Creating an Empowered Culture in Food Production Environments

developing people food leadership food safety culture organizational culture Jun 09, 2025
Food production team meeting on factory floor, demonstrating empowered workplace culture and leadership in action

In today’s food production environments, culture isn’t just a buzzword—it’s a business imperative. From food safety to employee retention, an empowered culture influences every layer of operations. When frontline employees feel valued and leaders are equipped to support growth, the entire organization benefits. But creating that kind of culture doesn’t happen by accident—it requires intention, alignment, and daily practice.

In this post, we’ll explore how food manufacturers can build an empowered workplace culture that strengthens accountability, engagement, and performance—without sacrificing productivity or compliance.

Let’s start with what an empowered culture looks like.  What do you see, hear and sense that indicates people are empowered? An empowered culture in food production environments is one where:

  • We see people, from frontline workers to senior leaders who are encouraged to speak up and take initiative
  • We see supervisors,  managers and directors that know how to support, not just direct.
  • We hear clear communication flowing all ways—up, down, and across.
  • We see mistakes are treated as learning opportunities.
  • We know employees see how their work connects to company goals and values, and that their work matters.

This kind of culture doesn’t just feel better—it performs better. It reduces turnover, improves food safety culture, and leads to better outcomes on the production floor.

Empowered cultures aren’t built overnight, yet they start one step at a time.  By focusing on these three factors, you’ll start the journey to lead you in the right direction.

  1. Train Leaders to Lead, Not Just Manage
    Many frontline supervisors and middle managers in food manufacturing are promoted based on technical skills—not leadership readiness. That creates a gap. Empowered cultures require leaders who can coach, communicate, and create trust.

✔️ Action Step: Invest in leadership development programs that build communication skills, expectation-setting, and emotional intelligence—especially for new or emerging leaders.

  1. Create Rituals that Reinforce Empowerment
    Empowerment isn’t a one-time announcement—it’s a daily choice. Embedding small but consistent rituals into the workday creates a culture where people know they matter.

✔️ Action Step: Begin team huddles with appreciation shoutouts. Close meetings by asking “What did we learn today?” Encourage reflection and feedback loops that include everyone, not just leadership.

  1. Connect Empowerment to Outcomes
    Empowered cultures aren’t just “nicer”—they're smarter. When people feel ownership, they problem-solve faster, catch food safety risks earlier, and contribute to efficiency and innovation.

✔️ Action Step: Share stories and data that show how empowered teams improve performance metrics—like fewer quality incidents,  higher retention and pride in their workplace.
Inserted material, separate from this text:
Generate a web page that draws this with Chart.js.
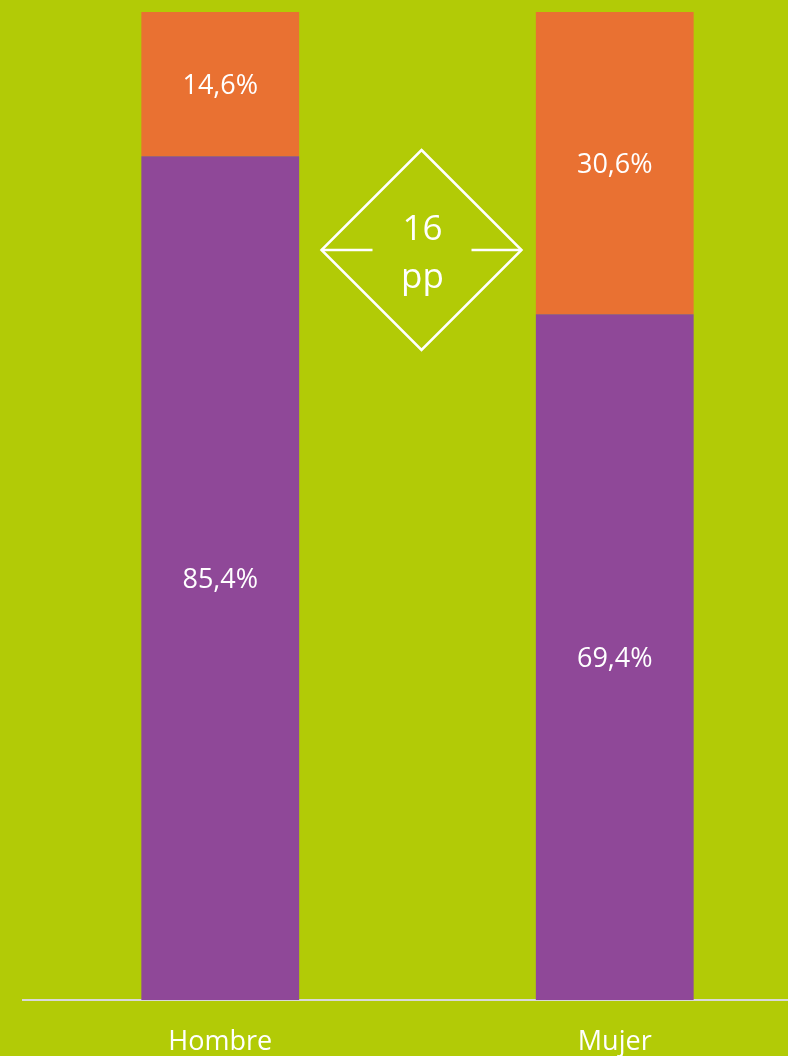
<!DOCTYPE html>
<html><head><meta charset="utf-8">
<script src="https://cdn.jsdelivr.net/npm/chart.js@4/dist/chart.umd.min.js"></script>
<style>
html,body{margin:0;padding:0;background:#B2CB06;overflow:hidden;}
#wrap{position:relative;width:812px;height:1056px;}
</style></head><body>
<div id="wrap"><canvas id="c"></canvas></div>
<script>
const categories = ['Hombre', 'Mujer'];
const purpleValues = [85.4, 69.4];
const orangeValues = [14.6, 30.6];
const gapUnit = 'pp';

const FONT = '"Open Sans", sans-serif';
const fmt = v => v.toFixed(1).replace('.', ',') + '%';

const barLabels = {
  id: 'barLabels',
  afterDatasetsDraw(chart) {
    const ctx = chart.ctx;
    ctx.save();
    ctx.fillStyle = '#FFFFFF';
    ctx.font = '27px ' + FONT;
    ctx.textAlign = 'center';
    ctx.textBaseline = 'middle';
    chart.data.datasets.forEach((ds, di) => {
      const meta = chart.getDatasetMeta(di);
      meta.data.forEach((bar, i) => {
        const yc = (bar.y + bar.base) / 2;
        ctx.fillText(fmt(ds.data[i]), bar.x, yc + 2);
      });
    });
    ctx.restore();
  }
};

const diamond = {
  id: 'diamond',
  afterDatasetsDraw(chart) {
    const ctx = chart.ctx;
    const xs = chart.scales.x;
    const ca = chart.chartArea;
    const cx = (xs.getPixelForValue(0) + xs.getPixelForValue(1)) / 2 + 4;
    const cy = ca.top + 238;
    const h = 100;
    ctx.save();
    ctx.strokeStyle = '#FFFFFF';
    ctx.lineWidth = 2.5;
    ctx.lineJoin = 'miter';
    ctx.beginPath();
    ctx.moveTo(cx, cy - h);
    ctx.lineTo(cx + h, cy);
    ctx.lineTo(cx, cy + h);
    ctx.lineTo(cx - h, cy);
    ctx.closePath();
    ctx.stroke();
    ctx.beginPath();
    ctx.moveTo(cx - h, cy); ctx.lineTo(cx - 49, cy);
    ctx.moveTo(cx + 50, cy); ctx.lineTo(cx + h, cy);
    ctx.stroke();
    const diff = Math.round(orangeValues[1] - orangeValues[0]);
    ctx.fillStyle = '#FFFFFF';
    ctx.font = '35px ' + FONT;
    ctx.textAlign = 'center';
    ctx.textBaseline = 'alphabetic';
    ctx.fillText(String(diff), cx + 1, cy - 10);
    ctx.fillText(gapUnit, cx + 1, cy + 38);
    ctx.restore();
  }
};

new Chart(document.getElementById('c'), {
  type: 'bar',
  data: {
    labels: categories,
    datasets: [
      { label: 'A', data: purpleValues, backgroundColor: '#8F4898', borderWidth: 0 },
      { label: 'B', data: orangeValues, backgroundColor: '#E97132', borderWidth: 0 }
    ]
  },
  options: {
    responsive: true,
    maintainAspectRatio: false,
    animation: false,
    events: [],
    layout: { padding: { left: 23, right: 0, top: 12, bottom: 0 } },
    categoryPercentage: 1,
    barPercentage: 0.4,
    plugins: { legend: { display: false }, tooltip: { enabled: false } },
    scales: {
      x: {
        stacked: true,
        grid: { display: false, drawTicks: false, drawOnChartArea: false },
        border: { display: true, color: '#D9D9D9', width: 2 },
        ticks: { color: '#FFFFFF', font: { family: FONT, size: 27 }, padding: 26 },
        afterFit(scale) { scale.height = 56; }
      },
      y: {
        stacked: true,
        display: false,
        min: 0,
        max: 100
      }
    }
  },
  plugins: [barLabels, diamond]
});
</script>
</body></html>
If it’s so simple to build an empowered workforce, why doesn’t it exist everywhere?  Great question!  Empowerment doesn’t mean hands-off. In food production environments, where safety and standards are non-negotiable, empowerment must be paired with clear expectations. Otherwise, people feel set up to fail. Empowered cultures thrive when they combine autonomy with accountability.

Catalyst Can Help You Build a Culture that Works.  At Catalyst, we specialize in helping food industry leaders create cultures where both people and performance thrive. Whether you’re looking to train your frontline supervisors, align leadership around culture goals, or strengthen food safety behaviors through commitment (not just compliance), we’re here to help.

Our workshops and coaching programs are built for real-world challenges in food manufacturing—and they’re designed to create lasting impact from the production floor to the boardroom.

To be clear, empowerment is a culture choice. Creating an empowered workplace culture in food production isn’t a luxury—it’s a leadership decision. It’s about giving people the clarity, tools, and trust they need to do their best work. When you build that kind of environment, you don’t just improve morale—you improve results.